Friday, November 07, 2008

ive been really itchy today. and so was my boss. we're thinking its those coffee drinks we got from mcdonalds. :\
today at work, i had to lay down with one of the little girls cus she wouldnt go to sleep so i asked her if she wanted me to sing, so i sang true love waits by of course radiohead. and she fell asleep. :]
that is why i love my job.

so ive been doing a lot more reading on my wiccan stuff. i've found this nifty little shop in the LBC and this cool black chick runs it and calls me her little witchling. :D and ive bought some incense and protection soap and Egyptian musk oil(anyone whos knows me knows thats my scent) and ive bought a book on herbs and am starting to figure out what certain herbs do and what not. theres this one herb called aconite, and a grain of the root could kill a bird within seconds. and if you touched this plant, your skin would burn throughout the day. its crazy how all these herbs can do so much for us. good and bad. and somehow theyre manipulated and squeezed into tiny little pills to make us feel better.when you can actually make oils, teas and ointments or just plain smoke them.
i'll stick to my little hippie herbs. thank you very much.
being an herbalist is actually illegal.

anyway. off with david!!!

Thursday, November 06, 2008

i dont know if this is just one of my moments of paranoia .
but i have a very bad feeling about the coming years.
obama is the best and worst thing that could happen at the moment.




i dont know.
im just getting really bad vibes at the moment.

Tuesday, November 04, 2008

HISTORY.


i cant wait to tell my grandkids.
Intense shit waiting to see results. They could pull a florida on us and tell us they need to recount votes and then there you go, mccain is our president.
And then there's the props.
Ugh.. Nerve racking.

Monday, November 03, 2008

fuck! i wrote this long ass blog about the whole weekend.

i wrote it on the greyhound buzzed, looking out at the ocean. beautiful ass coastline.


maybe i'll go into detail later.....doubt it.
all i can say is craziest weekend of my life.....ever. and i mean that sincerely.
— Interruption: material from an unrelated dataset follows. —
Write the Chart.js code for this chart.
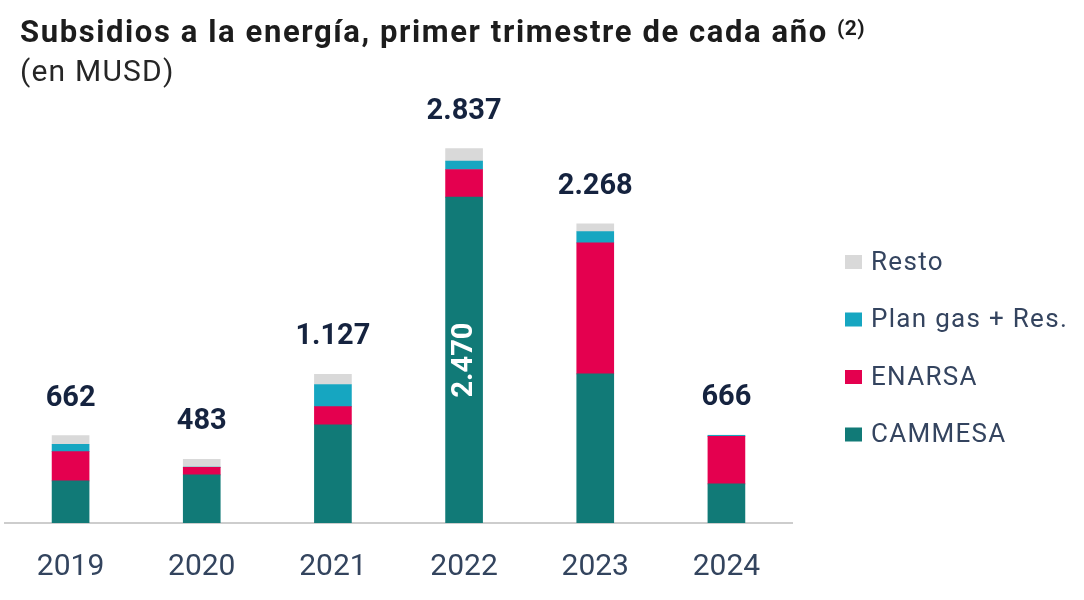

already voted. although shit is getting crazy. when i got back, we decided to go to olvera st. we forgot it was dia de los muertos. we get there, and theres all these crazy conservatives with their yellow ass yes on prop 8 signs. and there was a bunch of hispanic people yelling back at them. it was intense. i was about to join in but my mom got really serious and told me not to.
i was fine with that, since in santa barbara i had already gotten into plenty of fights with white conservative college students about prop 8.